Written problem:
Stop after the line with "(0,9) rectangle (3,909);": repeat exactly every line before it, beginning with the first, and that line itself.

── Stored data

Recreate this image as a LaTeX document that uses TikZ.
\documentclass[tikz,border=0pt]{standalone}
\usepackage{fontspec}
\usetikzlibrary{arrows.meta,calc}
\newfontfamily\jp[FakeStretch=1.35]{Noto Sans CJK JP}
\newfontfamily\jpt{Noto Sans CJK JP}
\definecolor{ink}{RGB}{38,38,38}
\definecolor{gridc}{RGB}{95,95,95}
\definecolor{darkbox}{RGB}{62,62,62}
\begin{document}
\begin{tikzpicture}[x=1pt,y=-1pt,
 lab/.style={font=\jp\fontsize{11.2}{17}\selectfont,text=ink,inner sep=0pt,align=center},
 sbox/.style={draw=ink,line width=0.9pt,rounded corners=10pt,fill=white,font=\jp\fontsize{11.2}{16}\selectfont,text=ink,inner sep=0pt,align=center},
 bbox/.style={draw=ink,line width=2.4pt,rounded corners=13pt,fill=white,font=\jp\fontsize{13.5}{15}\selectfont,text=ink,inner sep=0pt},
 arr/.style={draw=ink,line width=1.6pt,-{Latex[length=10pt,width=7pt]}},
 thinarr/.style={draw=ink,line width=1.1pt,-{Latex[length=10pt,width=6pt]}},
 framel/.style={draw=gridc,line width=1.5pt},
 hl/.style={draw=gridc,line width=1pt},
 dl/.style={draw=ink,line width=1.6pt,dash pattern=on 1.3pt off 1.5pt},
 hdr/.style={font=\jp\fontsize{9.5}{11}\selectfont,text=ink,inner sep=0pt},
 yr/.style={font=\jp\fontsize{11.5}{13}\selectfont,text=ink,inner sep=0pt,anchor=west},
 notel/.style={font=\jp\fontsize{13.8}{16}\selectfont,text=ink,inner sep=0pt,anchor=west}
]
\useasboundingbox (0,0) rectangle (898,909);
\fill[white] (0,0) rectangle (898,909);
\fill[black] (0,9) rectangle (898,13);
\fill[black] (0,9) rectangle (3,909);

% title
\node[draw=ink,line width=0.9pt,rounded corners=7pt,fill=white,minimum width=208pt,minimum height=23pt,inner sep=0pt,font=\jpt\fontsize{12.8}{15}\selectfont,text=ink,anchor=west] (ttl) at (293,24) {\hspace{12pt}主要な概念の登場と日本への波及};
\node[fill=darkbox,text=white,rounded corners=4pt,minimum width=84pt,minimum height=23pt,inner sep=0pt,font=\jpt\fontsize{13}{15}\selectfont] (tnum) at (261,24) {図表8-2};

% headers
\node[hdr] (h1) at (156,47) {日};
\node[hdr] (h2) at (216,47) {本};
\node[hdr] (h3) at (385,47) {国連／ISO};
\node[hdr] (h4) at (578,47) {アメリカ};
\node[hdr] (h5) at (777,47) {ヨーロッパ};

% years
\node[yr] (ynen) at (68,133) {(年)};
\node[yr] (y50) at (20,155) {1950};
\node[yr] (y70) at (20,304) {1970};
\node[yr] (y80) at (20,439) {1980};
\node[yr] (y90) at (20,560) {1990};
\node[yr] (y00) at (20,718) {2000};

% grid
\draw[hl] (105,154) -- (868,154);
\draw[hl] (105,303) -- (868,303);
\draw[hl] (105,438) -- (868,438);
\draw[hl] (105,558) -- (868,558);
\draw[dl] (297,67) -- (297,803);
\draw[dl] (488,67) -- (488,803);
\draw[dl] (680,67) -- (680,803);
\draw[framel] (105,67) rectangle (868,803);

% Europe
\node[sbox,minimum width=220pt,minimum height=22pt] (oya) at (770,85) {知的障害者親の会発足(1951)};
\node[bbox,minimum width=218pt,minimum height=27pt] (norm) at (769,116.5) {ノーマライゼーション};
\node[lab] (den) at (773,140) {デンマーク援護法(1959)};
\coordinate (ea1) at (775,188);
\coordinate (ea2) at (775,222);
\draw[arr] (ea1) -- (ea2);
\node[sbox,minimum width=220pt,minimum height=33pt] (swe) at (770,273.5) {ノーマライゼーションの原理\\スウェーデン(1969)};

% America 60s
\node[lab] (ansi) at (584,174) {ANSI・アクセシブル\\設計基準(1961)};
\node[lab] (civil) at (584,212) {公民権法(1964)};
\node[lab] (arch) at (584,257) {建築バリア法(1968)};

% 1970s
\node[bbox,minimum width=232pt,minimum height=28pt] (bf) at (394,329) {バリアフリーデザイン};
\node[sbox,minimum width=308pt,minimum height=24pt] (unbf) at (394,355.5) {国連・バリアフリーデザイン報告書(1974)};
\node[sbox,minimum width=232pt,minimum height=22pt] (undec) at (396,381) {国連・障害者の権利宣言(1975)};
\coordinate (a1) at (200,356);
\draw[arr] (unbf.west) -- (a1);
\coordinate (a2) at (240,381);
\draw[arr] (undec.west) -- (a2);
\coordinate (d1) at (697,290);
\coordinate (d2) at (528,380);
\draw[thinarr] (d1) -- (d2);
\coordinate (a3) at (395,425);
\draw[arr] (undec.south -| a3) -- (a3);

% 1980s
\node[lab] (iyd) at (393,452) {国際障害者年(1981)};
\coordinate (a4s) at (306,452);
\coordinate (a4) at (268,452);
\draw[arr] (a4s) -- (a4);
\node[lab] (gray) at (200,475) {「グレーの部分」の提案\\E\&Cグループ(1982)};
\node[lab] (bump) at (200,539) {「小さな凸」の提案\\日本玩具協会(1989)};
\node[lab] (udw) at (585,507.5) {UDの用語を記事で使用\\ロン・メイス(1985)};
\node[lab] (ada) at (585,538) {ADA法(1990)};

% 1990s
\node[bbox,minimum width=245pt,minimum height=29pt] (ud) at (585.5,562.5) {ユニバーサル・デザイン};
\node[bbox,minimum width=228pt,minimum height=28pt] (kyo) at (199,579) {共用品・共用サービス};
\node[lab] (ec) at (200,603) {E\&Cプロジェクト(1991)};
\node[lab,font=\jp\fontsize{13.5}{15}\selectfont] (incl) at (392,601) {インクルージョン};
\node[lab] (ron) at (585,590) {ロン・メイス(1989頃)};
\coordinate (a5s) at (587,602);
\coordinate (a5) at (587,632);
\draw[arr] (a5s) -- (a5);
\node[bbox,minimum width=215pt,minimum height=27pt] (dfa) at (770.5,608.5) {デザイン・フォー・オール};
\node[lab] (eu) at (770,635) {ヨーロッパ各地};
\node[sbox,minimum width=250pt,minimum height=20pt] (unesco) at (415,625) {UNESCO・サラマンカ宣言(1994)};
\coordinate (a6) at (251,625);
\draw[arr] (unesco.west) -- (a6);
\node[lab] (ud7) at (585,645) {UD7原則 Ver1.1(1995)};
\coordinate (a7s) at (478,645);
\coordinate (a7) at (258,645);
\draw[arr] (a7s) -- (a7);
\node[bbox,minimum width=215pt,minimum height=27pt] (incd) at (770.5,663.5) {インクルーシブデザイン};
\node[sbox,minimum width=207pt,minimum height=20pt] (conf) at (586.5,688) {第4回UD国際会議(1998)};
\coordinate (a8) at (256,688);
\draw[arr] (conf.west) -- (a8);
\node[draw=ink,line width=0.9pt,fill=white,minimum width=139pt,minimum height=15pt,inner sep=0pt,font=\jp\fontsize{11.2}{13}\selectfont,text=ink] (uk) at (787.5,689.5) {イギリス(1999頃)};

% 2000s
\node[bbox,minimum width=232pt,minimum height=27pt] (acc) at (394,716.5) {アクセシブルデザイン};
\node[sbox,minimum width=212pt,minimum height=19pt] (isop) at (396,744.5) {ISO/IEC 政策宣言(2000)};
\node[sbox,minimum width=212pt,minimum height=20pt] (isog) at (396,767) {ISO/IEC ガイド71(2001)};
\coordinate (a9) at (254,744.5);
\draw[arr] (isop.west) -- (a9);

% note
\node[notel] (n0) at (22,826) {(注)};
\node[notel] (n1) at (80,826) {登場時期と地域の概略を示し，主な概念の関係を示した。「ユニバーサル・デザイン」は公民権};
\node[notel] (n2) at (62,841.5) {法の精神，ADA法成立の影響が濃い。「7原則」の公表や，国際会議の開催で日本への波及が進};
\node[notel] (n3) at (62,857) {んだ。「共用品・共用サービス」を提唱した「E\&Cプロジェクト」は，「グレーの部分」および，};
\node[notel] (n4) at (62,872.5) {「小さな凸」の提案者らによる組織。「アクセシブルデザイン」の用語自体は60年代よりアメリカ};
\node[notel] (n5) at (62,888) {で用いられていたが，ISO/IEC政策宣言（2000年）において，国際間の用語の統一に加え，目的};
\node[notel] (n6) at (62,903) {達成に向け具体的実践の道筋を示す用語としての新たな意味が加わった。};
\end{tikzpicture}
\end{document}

────

The completed task:
Recreate this image as a LaTeX document that uses TikZ.
\documentclass[tikz,border=0pt]{standalone}
\usepackage{fontspec}
\usetikzlibrary{arrows.meta,calc}
\newfontfamily\jp[FakeStretch=1.35]{Noto Sans CJK JP}
\newfontfamily\jpt{Noto Sans CJK JP}
\definecolor{ink}{RGB}{38,38,38}
\definecolor{gridc}{RGB}{95,95,95}
\definecolor{darkbox}{RGB}{62,62,62}
\begin{document}
\begin{tikzpicture}[x=1pt,y=-1pt,
 lab/.style={font=\jp\fontsize{11.2}{17}\selectfont,text=ink,inner sep=0pt,align=center},
 sbox/.style={draw=ink,line width=0.9pt,rounded corners=10pt,fill=white,font=\jp\fontsize{11.2}{16}\selectfont,text=ink,inner sep=0pt,align=center},
 bbox/.style={draw=ink,line width=2.4pt,rounded corners=13pt,fill=white,font=\jp\fontsize{13.5}{15}\selectfont,text=ink,inner sep=0pt},
 arr/.style={draw=ink,line width=1.6pt,-{Latex[length=10pt,width=7pt]}},
 thinarr/.style={draw=ink,line width=1.1pt,-{Latex[length=10pt,width=6pt]}},
 framel/.style={draw=gridc,line width=1.5pt},
 hl/.style={draw=gridc,line width=1pt},
 dl/.style={draw=ink,line width=1.6pt,dash pattern=on 1.3pt off 1.5pt},
 hdr/.style={font=\jp\fontsize{9.5}{11}\selectfont,text=ink,inner sep=0pt},
 yr/.style={font=\jp\fontsize{11.5}{13}\selectfont,text=ink,inner sep=0pt,anchor=west},
 notel/.style={font=\jp\fontsize{13.8}{16}\selectfont,text=ink,inner sep=0pt,anchor=west}
]
\useasboundingbox (0,0) rectangle (898,909);
\fill[white] (0,0) rectangle (898,909);
\fill[black] (0,9) rectangle (898,13);
\fill[black] (0,9) rectangle (3,909);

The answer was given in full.